Будучи «органиком», видывал и великого притеснителя профессоров Сабанеева и Зелинского, чьи работы об углеводородах приобрели мировую известность; разверзнется дверь в помещение «органиков»: черная пасть коридора, в которую не ныряли — «зелинцы», зияет; нырять в лабиринт этот темный, откуда глухое стенание Минотавра доносится, страшно; в пороге с обнюхивающим видом стоит Минотавр, лоб кровавый наставив, глазенки метая на нас, — в меховой рыжей шапке, в огромнейших ботиках.

Это — Марковников.

До моего появления в лаборатории Марковников с дикой толпою «буянов» врывался к Зелинскому; комната, в которой свинчивали комбинации колб, холодильников, трубочек разных калибров с ретортою, была общею; меньшая часть отдавалась Марковникову, а большая — Зелинскому; двери с противоположных сторон уводили: к Зелинскому, переполняющему помещение духом Европы, и в «недра», вполне неизвестные мне, где, казалося, «леший бродил»;42 студенты и лаборанты Зелинского с большим страхом проюркивали коридором: там — комната; в ней гнездился Марковников, изредка лишь вылезая, чтоб стать у порога или с бурчаньем и фырком обходить своих студентов: звуки, напоминающие жизнь тапира, казались сердитыми, при близком же знакомстве с пугающим их обладателем оказывались фырканьем добрым; профессор Марковников шутками «своих» веселил; «чужие» ж, мы, слышали рявки, не понимая, за что марковниковцы любят своего ужасного «генерала»; они называли его «генералом», вполне позволяя кидаться ему на себя, их обругивать, замахиваться железной горелкою; но сдачи давали ему; на него и кричали, и топали: стиль там простецкий господствовал; уверяли: Марковников — очень сердечный крикун и буян; обижаться нельзя, если он нецензурным словечком огреет, — а можно дать сдачи; умел он обласкивать: соскакивал с «пьедестала», едва ль не засучивая кулаки; а Зелинский умел свою хладную мягкость нести угрожающе.

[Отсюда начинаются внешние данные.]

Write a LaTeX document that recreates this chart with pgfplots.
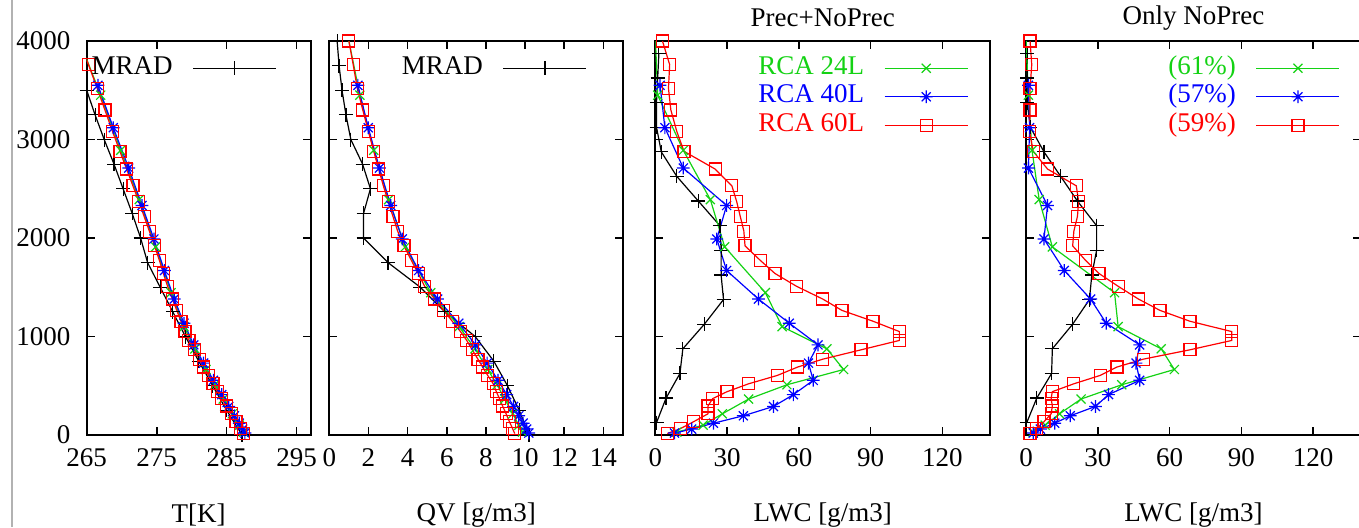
\documentclass[border=0pt]{standalone}
\usepackage{fontspec}
\setmainfont{Liberation Serif}
\usepackage{pgfplots}
\usepackage{pgfplotstable}
\pgfplotsset{compat=1.18}

\definecolor{gpgreen}{RGB}{20,210,20}
\definecolor{gpblue}{RGB}{0,0,255}
\definecolor{gpred}{RGB}{255,0,0}
\newcommand{\fs}{\fontsize{13.5}{16}\selectfont}

\pgfdeclareplotmark{gpstar}{%
  \pgfpathmoveto{\pgfqpoint{-\pgfplotmarksize}{0pt}}\pgfpathlineto{\pgfqpoint{\pgfplotmarksize}{0pt}}%
  \pgfpathmoveto{\pgfqpoint{0pt}{-\pgfplotmarksize}}\pgfpathlineto{\pgfqpoint{0pt}{\pgfplotmarksize}}%
  \pgfpathmoveto{\pgfqpoint{-.707\pgfplotmarksize}{-.707\pgfplotmarksize}}\pgfpathlineto{\pgfqpoint{.707\pgfplotmarksize}{.707\pgfplotmarksize}}%
  \pgfpathmoveto{\pgfqpoint{-.707\pgfplotmarksize}{.707\pgfplotmarksize}}\pgfpathlineto{\pgfqpoint{.707\pgfplotmarksize}{-.707\pgfplotmarksize}}%
  \pgfusepathqstroke}

% MRAD profiles (T, QV), 250 m levels
\pgfplotstableread{
z T QV
0 287.2 10.2
250 285.0 9.7
500 283.0 9.1
750 281.0 8.4
1000 279.1 7.45
1250 277.3 5.9
1500 275.5 4.65
1750 273.7 3.0
2000 272.7 1.75
2250 271.5 1.75
2500 270.2 2.1
2750 268.9 1.7
3000 267.5 1.1
3250 266.2 0.85
3500 265.0 0.65
3750 263.8 0.5
4000 262.6 0.4
}\mradP

% MRAD LWC (A: Prec+NoPrec, B: Only NoPrec)
\pgfplotstableread{
z A B
125 0.5 0.3
375 4.5 4.5
625 10.3 10.7
875 11.5 11
1125 20.5 19.5
1375 28.5 26.5
1625 27.5 27.5
1875 27.5 29.5
2125 27 29.5
2375 18 21.5
2625 9 14.5
2875 2.5 7.5
3125 0.5 1.8
3375 0.5 0.5
3625 1 0.5
3875 1.5 0.5
}\mradL

\pgfplotstableread{
z T QV A B
30 287.4 9.87 9 3
100 286.8 9.68 20 8
215 285.8 9.37 28 14
365 284.5 8.96 39 23
510 283.3 8.57 55 40
665 282.05 8.09 78.7 62
875 280.45 7.44 71.7 56.5
1100 278.9 6.63 53 38.5
1445 277.05 5.18 46 37
1910 274.85 3.88 29 11
2390 272.5 3.03 23 5.5
2890 269.85 2.27 11.7 2.5
3450 267.0 1.56 1 1
4050 263.7 0.95 0 0
}\rcaA

\pgfplotstableread{
z T QV A B
20 287.6 10.19 8 3
60 287.3 10.08 15.2 6
120 286.8 9.9 24.3 12
195 286.1 9.68 36.8 18.5
290 285.3 9.41 49.4 29
410 284.3 9.06 57.7 34.5
555 283.1 8.62 66 47.5
730 281.7 8.06 64 46
915 280.3 7.47 68 47.5
1135 278.9 6.61 56 33.5
1380 277.5 5.53 43.1 27
1670 276.1 4.56 29.8 16
1990 274.6 3.73 25.7 7.5
2330 272.9 3.14 29.8 9
2710 271.0 2.56 11.7 1
3120 268.8 1.99 4 1.5
3550 266.6 1.46 2 1
}\rcaB

\pgfplotstableread{
z T QV A B
15 287.37 9.47 5 1.7
65 286.94 9.36 10.5 4.5
135 286.34 9.2 16 7.5
215 285.65 9.03 22 10.5
295 284.96 8.85 22 11
370 284.3 8.69 24 10.5
440 283.7 8.53 30 11
520 283.04 8.37 39 20
605 282.4 8.09 51 31
690 281.7 7.83 59.5 38
770 281.1 7.59 70 49
865 280.35 7.3 86 68.5
960 279.6 7.02 102 86
1050 279.03 6.7 102 86
1155 278.46 6.28 91 68.5
1265 277.87 5.84 78 56
1380 277.25 5.38 70 47
1510 276.55 4.87 59 38.5
1640 275.96 4.54 50 30.5
1770 275.4 4.2 44 25
1920 274.7 3.81 37.5 19.5
2070 273.95 3.49 37 20
2220 273.2 3.25 35.5 21.5
2370 272.45 3.01 34 22
2530 271.6 2.76 32 21
2700 270.7 2.52 25 9
2880 269.75 2.27 12 3
3080 268.7 2.0 9 1.5
3300 267.6 1.71 6.5 1.7
3520 266.5 1.43 5.5 1.7
3760 265.25 1.22 6 2.4
4000 264.0 1.0 3 1.7
}\rcaC

\pgfplotsset{
  panel/.style={
    scale only axis, anchor=south west, height=197pt,
    ymin=0, ymax=4000, ytick={0,1000,2000,3000,4000}, yticklabels={},
    tick align=inside, major tick length=4pt,
    tick style={black, line width=0.8pt},
    axis line style={black, line width=0.9pt},
    tick label style={font=\fs},
    xticklabel style={anchor=center, yshift=-11.5pt, inner sep=0pt},
    yticklabel style={anchor=east, xshift=-8pt, inner sep=0pt},
    every axis x label/.style={at={(axis description cs:0.5,0)}, anchor=center, yshift=-40pt, font=\fs},
    every axis title/.style={at={(axis description cs:0.5,1)}, anchor=center, yshift=11.5pt, font=\fs},
    legend plot pos=right, legend cell align=right,
    legend image code/.code={\draw[mark repeat=2,mark phase=2,#1] plot coordinates {(0pt,0pt) (20.75pt,0pt) (41.5pt,0pt)};},
    legend style={draw=none, fill=none, inner sep=0pt, outer sep=0pt, font=\fs,
      anchor=north east, at={(axis description cs:1,1)}, column sep=10pt, row sep=0pt,
      nodes={inner sep=0pt, text height=10pt, text depth=4.25pt}},
  },
  mrad/.style={black, line width=0.6pt, mark=+, mark size=3.5pt},
  sA/.style={gpgreen, line width=0.6pt, mark=x, mark size=3.2pt},
  sB/.style={gpblue, line width=0.6pt, mark=gpstar, mark size=3.2pt},
  sC/.style={gpred, line width=0.6pt, mark=square, mark size=3pt},
  redkey/.style={legend image code/.code={%
    \draw[gpred, line width=0.6pt] (0pt,0pt) -- (41.5pt,0pt);
    \draw[gpred, line width=0.6pt] (17.75pt,-3pt) rectangle (23.75pt,3pt);}},
}

\begin{document}
\begin{tikzpicture}
\path[use as bounding box] (0,0) rectangle (679.5pt,263.5pt);
\draw[gray!60, line width=0.8pt] (6pt,0) -- (6pt,263.5pt);

% Panel 1: temperature
\begin{axis}[panel, at={(43.35pt,46pt)}, width=112pt,
  xmin=265, xmax=297, xtick={265,275,285,295}, xticklabels={265,275,285,295},
  yticklabels={0,1000,2000,3000,4000},
  xlabel={T[K]},
  legend style={xshift=-16.9pt, yshift=-6.5pt}]
\addplot[mrad] table[x=T,y=z]{\mradP};
\addlegendentry{MRAD}
\addplot[sA, forget plot] table[x=T,y=z]{\rcaA};
\addplot[sB, forget plot] table[x=T,y=z]{\rcaB};
\addplot[sC, forget plot] table[x=T,y=z]{\rcaC};
\end{axis}

% Panel 2: QV
\begin{axis}[panel, at={(164.65pt,46pt)}, width=146.85pt,
  xmin=0, xmax=15, xtick={0,2,4,6,8,10,12,14}, xticklabels={0,2,4,6,8,10,12,14},
  xlabel={QV [g/m3]},
  legend style={xshift=-18pt, yshift=-6.5pt}]
\addplot[mrad] table[x=QV,y=z]{\mradP};
\addlegendentry{MRAD}
\addplot[sA, forget plot] table[x=QV,y=z]{\rcaA};
\addplot[sB, forget plot] table[x=QV,y=z]{\rcaB};
\addplot[sC, forget plot] table[x=QV,y=z]{\rcaC};
\end{axis}

% Panel 3: LWC Prec+NoPrec
\begin{axis}[panel, at={(327.65pt,46pt)}, width=167.5pt,
  xmin=0, xmax=140, xtick={0,30,60,90,120}, xticklabels={0,30,60,90,120},
  xlabel={LWC [g/m3]}, title={Prec+NoPrec},
  legend style={xshift=-11pt, yshift=-6.5pt}]
\addplot[mrad, forget plot] table[x=A,y=z]{\mradL};
\addplot[sA] table[x=A,y=z]{\rcaA};
\addlegendentry[text=gpgreen]{RCA 24L}
\addplot[sB] table[x=A,y=z]{\rcaB};
\addlegendentry[text=gpblue]{RCA 40L}
\addplot[sC] table[x=A,y=z]{\rcaC};
\addlegendentry[text=gpred]{RCA 60L}
\end{axis}

% Panel 4: LWC Only NoPrec
\begin{axis}[panel, at={(513pt,46pt)}, width=167.5pt,
  xmin=0, xmax=140, xtick={0,30,60,90,120}, xticklabels={0,30,60,90,120},
  xlabel={LWC [g/m3]}, title={Only NoPrec},
  legend style={xshift=-10.5pt, yshift=-6.5pt}]
\addplot[mrad, forget plot] table[x=B,y=z]{\mradL};
\addplot[sA] table[x=B,y=z]{\rcaA};
\addlegendentry[text=gpgreen]{(61\%)}
\addplot[sB] table[x=B,y=z]{\rcaB};
\addlegendentry[text=gpblue]{(57\%)}
\addplot[sC, redkey] table[x=B,y=z]{\rcaC};
\addlegendentry[text=gpred]{(59\%)}
\end{axis}
\end{tikzpicture}
\end{document}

Два темперамента! Понятно: в линии касания сфер явления атмосферы разражались образованием бурных осадков в виде студентов-марковниковцев, вооруженных горелками и отнимающих силой столы у «зелинцев», после чего начиналась история, длящаяся годами.

В мое время уж не было славных боев; впечатление от «генерала» стабилизировалось: распахнется дверь черным отверстьем, и явится бегемотоподобный старик с баклажанного цвета лицом, обвисающим белыми с желтизною косыми какими-то бачками; маленькие глазеночки мечутся над повисающими глазными мешками; пофыркивает как-то: милостиво-разъяренно; одутловатое лицо таит взрыв: не то шуткою выпалит, а не то изругает; одутловатый, приземистый, в серой поношенной паре, в огромнейшей шапке и в каменных ботиках, постоит, помолчит, посопит; и вдруг рот раскривится; студенту мигнет, повернется и, еле передвигая ноги, уйдет в коридор.

Сравнительно редко в лаборатории появлялся высокий, румяный, красивый и крепкий А. Н. Реформатский, тогда лишь доцент, популярнейший лектор у нас и на курсах, спешащий на лекции и не ведущий работ; он видится мне залетной кометою; было странно наткнуться на примостившегося наспех с прибором А. Н. в сюртуке, с полотенцем, с горелкой; иные расставят сооруженья приборов: стоят они месяцами; их маленький обладатель юркает около и примелькивается нам до того, что, исчезнув порой на неделю, все видится: а прибор ожидает его; и уж знают: прибор этот — Кижнера; тот — Чичибабина; Реформатский — влетит, сымпровизирует какое-то легкомыслие, неуютно поставленное на юру, торопливо поводит горелкою, колбу свою нагревая, — и нет Реформатского; нет и прибора; не то что иные приборы, казавшиеся неугасимой лампадой; и обладатель исчез, а все пламя пылает; и булькает что-то, и пришепетывает; так врезается в месяцах кижнеровский неугасимый прибор: точно жертвенник, пламя свое поднимающий.